LAPWAI – From a single high-tech classroom, American Indian students like 43-year-old Shelly Higheagle are taking college classes for the first time.
It doesn’t resemble your typical college campus from the outside. The distance learning center for Northwest Indian College doesn’t boast a prominent sign. It sits amongst modular buildings that house the tribe’s Head Start center, where a much younger student population goes to class each day.
But inside, Higheagle sits with a tape recorder in the front row, taking notes during instructor Phill Allen’s Native American studies class.
“I wish I would have got to do this a long time ago,” said Higheagle, who started taking classes part-time about a month ago with her 21-year-old daughter Nicole.
Six people attend this day’s class from Lapwai, and about 20 are enrolled and tuning in via television conference from five other distance-learning campuses around the Northwest. The Bellingham, Wash., school has a main campus on the Lummi Indian Reservation.
Classes at Lapwai began with 17 students in 2001, as a place for tribal employees to advance their education, Allen said. This quarter Allen said the Lapwai and Kamiah centers cite an enrollment of about 40, double the numbers of last spring.
The center’s one classroom also serves as office, computer lab and admissions center. Another classroom inside the Wa A Yas Community Center in Kamiah serves the same purpose.
“Our goal is to get people to graduate from this college and get their bachelor’s and master’s and Ph.D., and come back,” said Allen, who taught at other colleges before he began teaching at the center.
To achieve that, Allen said instructors hope to keep students in that comfort zone but also be rigorous with the curriculum and eventually send students to a four-year school. And Northwest Indian College is beginning to offer a four-year program of its own.
The school is in its first year offering a bachelor’s degree in Native American environmental science, with four-year programs in other fields to follow. Lapwai could soon evolve into a four-year school, Allen said. There also are plans to begin teaching the Nez Perce language.
A map of the Nez Perce territory pinned on the classroom wall can be seen behind Allen as he teaches. Allen is a member of the Nez Perce Tribe, and admits being nervous teaching the people he grew up with.
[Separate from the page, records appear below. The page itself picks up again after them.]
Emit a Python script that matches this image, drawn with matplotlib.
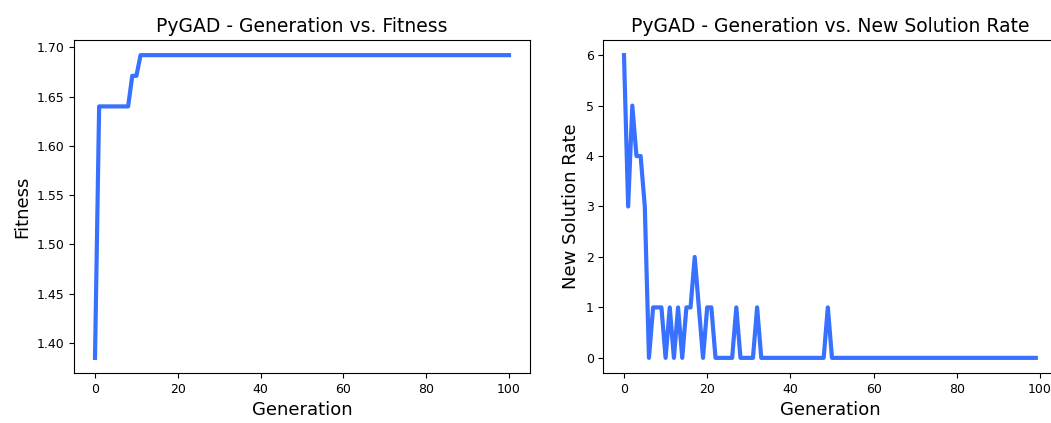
import matplotlib

matplotlib.use("Agg")
import matplotlib.pyplot as plt

# fitness per generation (0..100)
fitness_generations = list(range(101))
fitness_values = [1.385] + [1.640] * 8 + [1.671] * 2 + [1.692] * 90

# new solution rate per generation (0..99)
rate_generations = list(range(100))
rate_values = [6, 3, 5, 4, 4, 3, 0, 1, 1, 1,
               0, 1, 0, 1, 0, 1, 1, 2, 1, 0,
               1, 1, 0, 0, 0, 0, 0, 1, 0, 0,
               0, 0, 1, 0, 0, 0, 0, 0, 0, 0,
               0, 0, 0, 0, 0, 0, 0, 0, 0, 1] + [0] * 50

LINE_COLOR = "#3870FF"

fig = plt.figure(figsize=(10.51, 4.23), dpi=100)
W, H = 1051.0, 423.0

ax1 = fig.add_axes([74.3 / W, (H - 373) / H, 455.4 / W, 333 / H])
ax1.plot(fitness_generations, fitness_values, linewidth=3, color=LINE_COLOR)
ax1.set_title("PyGAD - Generation vs. Fitness", fontsize=13.5)
ax1.set_xlabel("Generation", fontsize=13)
ax1.set_ylabel("Fitness", fontsize=13)
ax1.tick_params(labelsize=9)

ax2 = fig.add_axes([603.4 / W, (H - 373) / H, 453 / W, 333 / H])
ax2.plot(rate_generations, rate_values, linewidth=3, color=LINE_COLOR)
ax2.set_title("PyGAD - Generation vs. New Solution Rate", fontsize=13.5)
ax2.set_xlabel("Generation", fontsize=13)
ax2.set_ylabel("New Solution Rate", fontsize=13)
ax2.tick_params(labelsize=9)

fig.savefig("out.png", dpi=100)
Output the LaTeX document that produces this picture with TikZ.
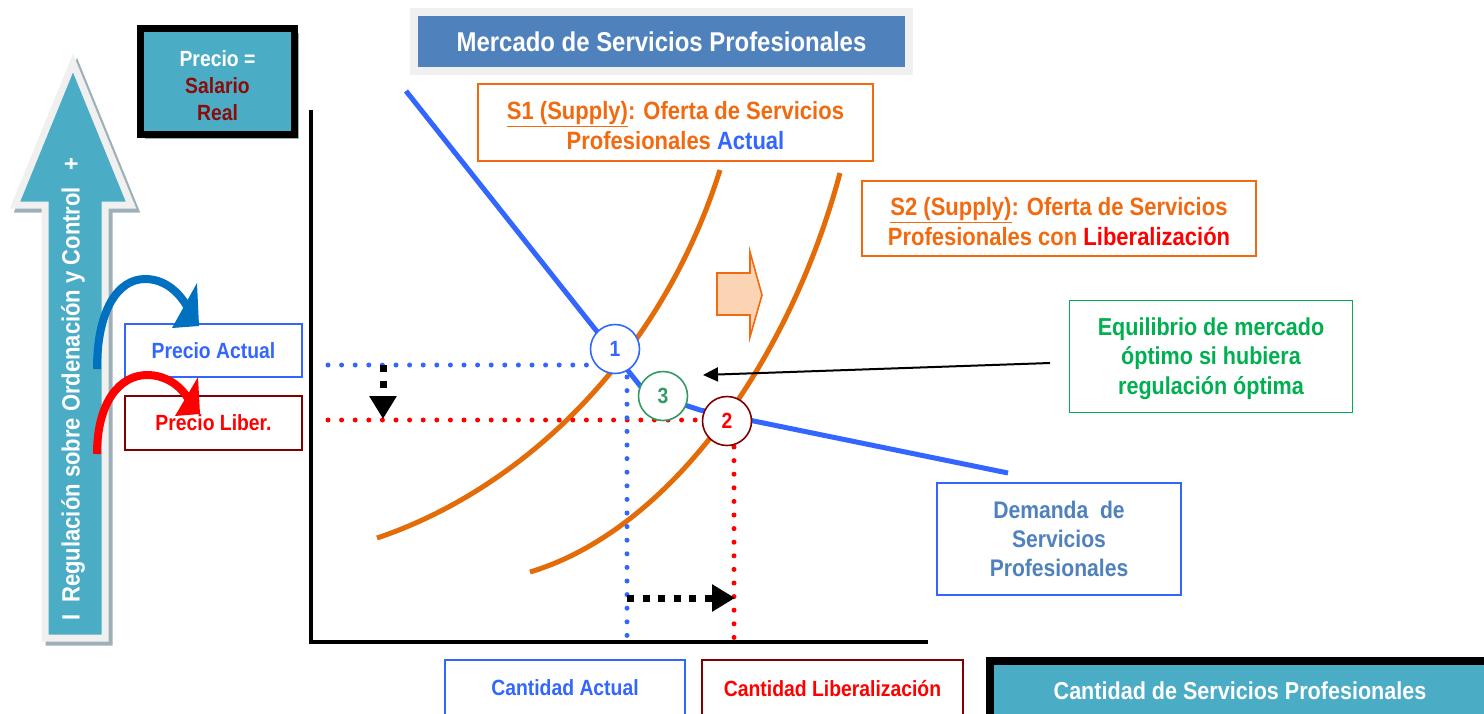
\documentclass[tikz,border=0pt]{standalone}
\usepackage{fontspec}
\setmainfont{Liberation Sans}[FakeStretch=0.88]
\usetikzlibrary{shadows,arrows.meta,calc}
\definecolor{cteal}{HTML}{4BACC6}
\definecolor{ctitle}{HTML}{4F81BD}
\definecolor{cdred}{HTML}{8C0A0A}
\definecolor{corange}{HTML}{F26A10}
\definecolor{ccurve}{HTML}{E36C09}
\definecolor{cblue}{HTML}{3366FF}
\definecolor{cdem}{HTML}{4F81BD}
\definecolor{cgreen}{HTML}{00B050}
\definecolor{cgreenc}{HTML}{339966}
\definecolor{cbord}{HTML}{7F0000}
\definecolor{cred}{HTML}{FF0000}
\definecolor{cbarrow}{HTML}{0070C0}
\definecolor{cfill}{HTML}{FBD4B4}
\definecolor{cgrayb}{HTML}{F0F0F0}
\definecolor{cshadow}{HTML}{9DB0B8}
\tikzset{
  fnt/.style={font=\bfseries\fontsize{#1}{\fpeval{1.2*#1}}\selectfont},
  lbox/.style={draw=#1, line width=1.8pt, fill=white, inner sep=0pt, align=center},
  supply/.style={draw=ccurve, line width=5pt},
  demand/.style={draw=cblue, line width=5pt},
  dotline/.style={line width=5pt, dash pattern=on 0pt off 13.6pt, line cap=round},
  blackdots/.style={line width=7pt, dash pattern=on 7pt off 8.5pt, -{Triangle[length=23pt,width=26pt]}},
  numcircle/.style={circle, draw=#1, line width=1.6pt, fill=white, minimum size=49pt, inner sep=0pt, fnt=22},
  pshadow/.style={drop shadow={opacity=1, fill=cshadow, shadow xshift=4pt, shadow yshift=-4pt}}
}
\begin{document}
\begin{tikzpicture}[x=1pt,y=-1pt]
\useasboundingbox (0,0) rectangle (1484,713);

% ---- vertical regulation arrow ----
\def\varrow{(73,63) -- (131,205) -- (105,205) -- (105,638) -- (45,638) -- (45,205) -- (15,205) -- cycle}
\fill[cshadow, xshift=4pt, yshift=-4pt, line width=7pt, draw=cshadow] \varrow;
\filldraw[fill=cteal, draw=cgrayb, line width=7pt, line join=miter] \varrow;
\node[fnt=25, text=white, rotate=90] (vtext) at (73,389)
  {I\hspace{12pt}Regulación sobre Ordenación y Control\hspace{17pt}+};

% ---- Precio = Salario Real ----
\node[draw=black, line width=7pt, fill=cteal, minimum width=154pt, minimum height=106pt, pshadow] (pbox) at (217.5,81.5) {};
\node[fnt=22, align=center, text=white, inner sep=0pt] (ptext) at ([yshift=-4pt]pbox.center)
  {Precio =\\[0.5pt]\textcolor{cdred}{Salario}\\[0.5pt]\textcolor{cdred}{Real}};

% ---- title ----
\node[draw=cgrayb, line width=8pt, fill=ctitle, minimum width=495pt, minimum height=59pt,
      drop shadow={opacity=1, fill=gray!70, shadow xshift=3pt, shadow yshift=-3pt},
      fnt=27.2, text=white] (title) at (661.5,41.5) {Mercado de Servicios Profesionales};

% ---- axes ----
\coordinate (ytop) at (311,110);
\coordinate (orig) at (311,642);
\coordinate (xend) at (928,642);
\draw[line width=4pt] (ytop) -- (orig) -- (xend);

% ---- supply curves ----
\coordinate (s1a) at (377,538); \coordinate (s1b) at (720,170);
\coordinate (s2a) at (530,572); \coordinate (s2b) at (840,173);
\draw[supply] (s1a) .. controls (520,490) and (660,360) .. (s1b);
\draw[supply] (s2a) .. controls (670,530) and (790,360) .. (s2b);

% ---- demand curve ----
\coordinate (d0) at (406,91); \coordinate (dk1) at (645,392);
\coordinate (dk2) at (700,410); \coordinate (d1) at (1008,473);
\draw[demand] (d0) -- (dk1) -- (dk2) -- (d1);

% ---- dotted guide lines ----
\coordinate (pa0) at (328,365); \coordinate (pa1) at (592,365);
\coordinate (pl0) at (328,420); \coordinate (pl1) at (698,420);
\coordinate (qa0) at (627,377); \coordinate (qa1) at (627,641);
\coordinate (ql0) at (734,447); \coordinate (ql1) at (734,641);
\draw[dotline, cblue] (pa0) -- (pa1);
\draw[dotline, cred] (pl0) -- (pl1);
\draw[dotline, cblue] (qa0) -- (qa1);
\draw[dotline, cred] (ql0) -- (ql1);

% ---- black dotted arrows ----
\coordinate (va0) at (383,365); \coordinate (va1) at (383,419);
\coordinate (ha0) at (627,598); \coordinate (ha1) at (735,598);
\draw[blackdots] (va0) -- (va1);
\draw[blackdots] (ha0) -- (ha1);

% ---- block arrow ----
\filldraw[fill=cfill, draw=corange, line width=1.6pt]
  (717,273) -- (750,273) -- (750,252) -- (762,295) -- (750,337) -- (750,315) -- (717,315) -- cycle;

% ---- circles ----
\node[numcircle=cblue, text=cblue] (c1) at (615,349) {1};
\node[numcircle=cgreenc, text=cgreenc] (c3) at (663,396) {3};
\node[numcircle=cbord, text=cred] (c2) at (727,421) {2};

% ---- label boxes ----
\node[lbox=corange, minimum width=395pt, minimum height=77pt, fnt=25, text=corange] (s1box) at (675.5,122.5)
  {\rule{0pt}{25pt}\underline{S1 (Supply)}: Oferta de Servicios\\Profesionales \textcolor{cblue}{Actual}};
\node[lbox=corange, minimum width=394pt, minimum height=75pt, fnt=25, text=corange] (s2box) at (1059,218.5)
  {\rule{0pt}{25pt}\underline{S2 (Supply)}: Oferta de Servicios\\Profesionales con \textcolor{cred}{Liberalización}};
\node[lbox=cgreen, minimum width=283pt, minimum height=112pt, fnt=24.5, text=cgreen] (eqbox) at (1211,356.5)
  {\rule{0pt}{22pt}Equilibrio de mercado\\óptimo si hubiera\\regulación óptima};
\node[lbox=cblue, minimum width=244pt, minimum height=112pt, fnt=24, text=cdem] (dembox) at (1059,539)
  {Demanda\ \ de\\Servicios\\Profesionales};
\node[lbox=cblue, minimum width=177pt, minimum height=53pt, fnt=22, text=cblue] (pact) at (213.5,350.5) {Precio Actual};
\node[lbox=cbord, minimum width=177pt, minimum height=54pt, fnt=22, text=cred] (plib) at (213.5,423) {Precio Liber.};
\node[lbox=cblue, minimum width=240pt, minimum height=56pt, fnt=22, text=cblue, text depth=0pt] (qact) at (565,688) {Cantidad Actual};
\node[lbox=cbord, minimum width=261pt, minimum height=56pt, fnt=22, text=cred, text depth=0pt] (qlib) at (832.5,688) {Cantidad Liberalización};
\node[draw=black, line width=8pt, fill=cteal, minimum width=500pt, minimum height=60pt, fnt=24.5, text=white] (qaxis) at (1240,691)
  {Cantidad de Servicios Profesionales};

% ---- arrow to equilibrium 3 ----
\coordinate (eqa) at (1050,363);
\coordinate (eqt) at (703,375);
\draw[line width=2pt, -{Triangle[length=15pt,width=14pt]}] (eqa) -- (eqt);

% ---- curved arrows ----
\draw[cbarrow, line width=8pt] (97,369) .. controls (97,310) and (118,279) .. (145,279) .. controls (163,279) and (178,290) .. (188,308);
\fill[cbarrow] (197,283) -- (199,326) -- (172,328) -- cycle;
\draw[cred, line width=8pt] (97,454) .. controls (97,402) and (120,375) .. (147,375) .. controls (166,375) and (181,386) .. (189,400);
\fill[cred] (198,377) -- (200,414) -- (175,416) -- cycle;
\end{tikzpicture}
\end{document}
But it can be easier, Allen said, when tribal members are learning about issues like tribal sovereignty from those who have grown up with it. Northwest Indian College officials like Justin Guillory, dean of the school’s extended campuses, say curriculums have been developed by American Indians and for American Indians, to honor tribal culture and history in each of the distinct tribal communities.
“What we’re finding in researching Indian education, many of our Native students don’t want to leave their communities and they don’t want to leave their tribal communities,” Guillory said of students making their first venture into higher education. “So we basically have taken college to them.”
Guillory was the first site director for the Lapwai distance learning center when it opened in 2001. A Nez Perce tribal descendant, Guillory said the school needs to balance education with each tribe’s distinct history and culture.
“Ultimately we want to help educate tribal members in these tribal communities to get a degree and acquire the skills to build a tribal work force for these specific tribes,” Guillory said.
Pauline Bisbee, 24, is in her second year at the school, with a goal to transfer to Lewis-Clark State College upon completion. Out of high school for five years, Bisbee said the program was easier because she has two children and works for the tribe’s water resources program.
“It was kind of intimidating trying to go to college,” she said, but the program allowed her to take online and independent classes with a hope of transferring to a four-year school.
Many of the students are nontraditional who work full- or part-time. Allen and other instructors like Rochelle Troyano in Kamiah teach students with an average age in their early 30s, who have been away from school and maybe didn’t leave in the traditional way.
In Kamiah, Troyano teaches chemistry from a classroom in the Wa A Yas Community Center. She finds it’s important to engage the students via the video system, especially in math and science classes.
“Even at the other end I go up and do problems. It’s a lot of work, I must say, but I also say it’s a lot of fun,” Troyano said. “I love the challenge of it.”
Lapwai site director Bill Picard said classes at the school can jump-start students to one of the area’s other area schools, and eventually back to the tribe. They just need to get the word out.
“We’re trying to publicize it more, get it out more,” Picard said of the school.
Allen’s biggest recruitment tool is word of mouth. And gesturing around the room, he said he can find the next group of educators to take his place one day.
“Hopefully this is a new crop of teachers in the next 15 years.”